Chapter 2 of this volume describes central differences between U.S. and Canadian approaches to cultural and linguistic diversity, arising from important differences in the sociopolitical histories of the two countries. There are, of course, many similarities; both countries, historically, have favored conformity to English, and, especially in the case of Canada, to British sociocultural norms. The francophone community in Quebec was able to withstand absorption into the dominant anglo culture, although the dream expressed by Pierre Elliot Trudeau of individual French/English bilingualism (the personality principle) for all Canadians is dead. In both countries, nondominant or, in the case of Canada, nonofficial (so-called allophone) languages have been in the shadows because English and French have dominated the stage.
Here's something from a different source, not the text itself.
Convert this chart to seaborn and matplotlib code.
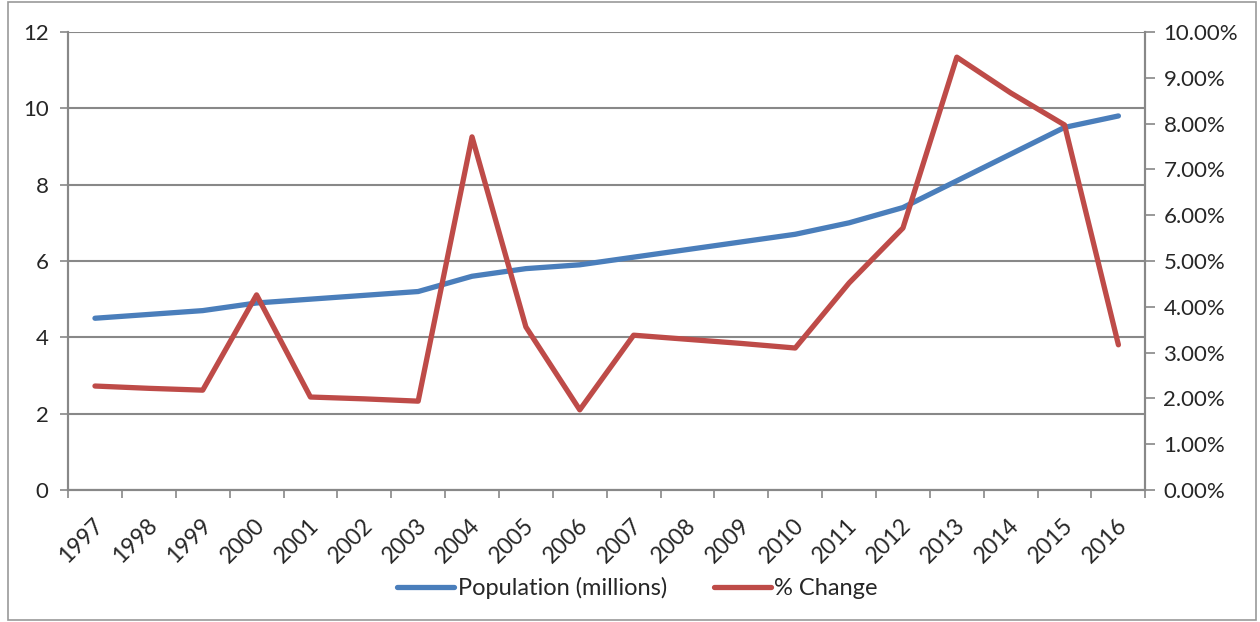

Although the survival of French in Quebec was greatly enhanced by the Quiet Revolution of the 1960s and 1970s, the English “fact” in North America continues to favor shift from French to English outside Quebec (see Beaujot, chapter 3; Cartwright, chapter 11; and Veltman, chapter 12, this volume), and from Spanish to English in the United States. In the United States, English achieved its unchallenged status as the national language through custom; from the earliest days of the republic, speaking English was understood to be a sine qua non for membership in the polity known as the United States. This was so not because repressive laws were passed limiting the public utility of other languages, but due to social pressure to conform (cf. Schmidt, chapter 2, this volume). As Heath and Mandabach (1983) noted: “It has not been the law which has repressed language diversity, but society” (p. 101). In Canada, the fact that 90% of all Canadians live within 200 miles of the United States border has influenced its economic as well as cultural development; American movies, literature, and music—all in English—have permeated Canadian life. Indeed, one of the reasons French nationalism is possible in Quebec is because Canadian nationalism is so loosely defined, if it has been defined at all (McNaught, 1988). For some Canadians, English-speaking Canada has more in common with the United States than with any notion of Canadian nationalism; for others, Canadian nationalism is defined as the right not to be American.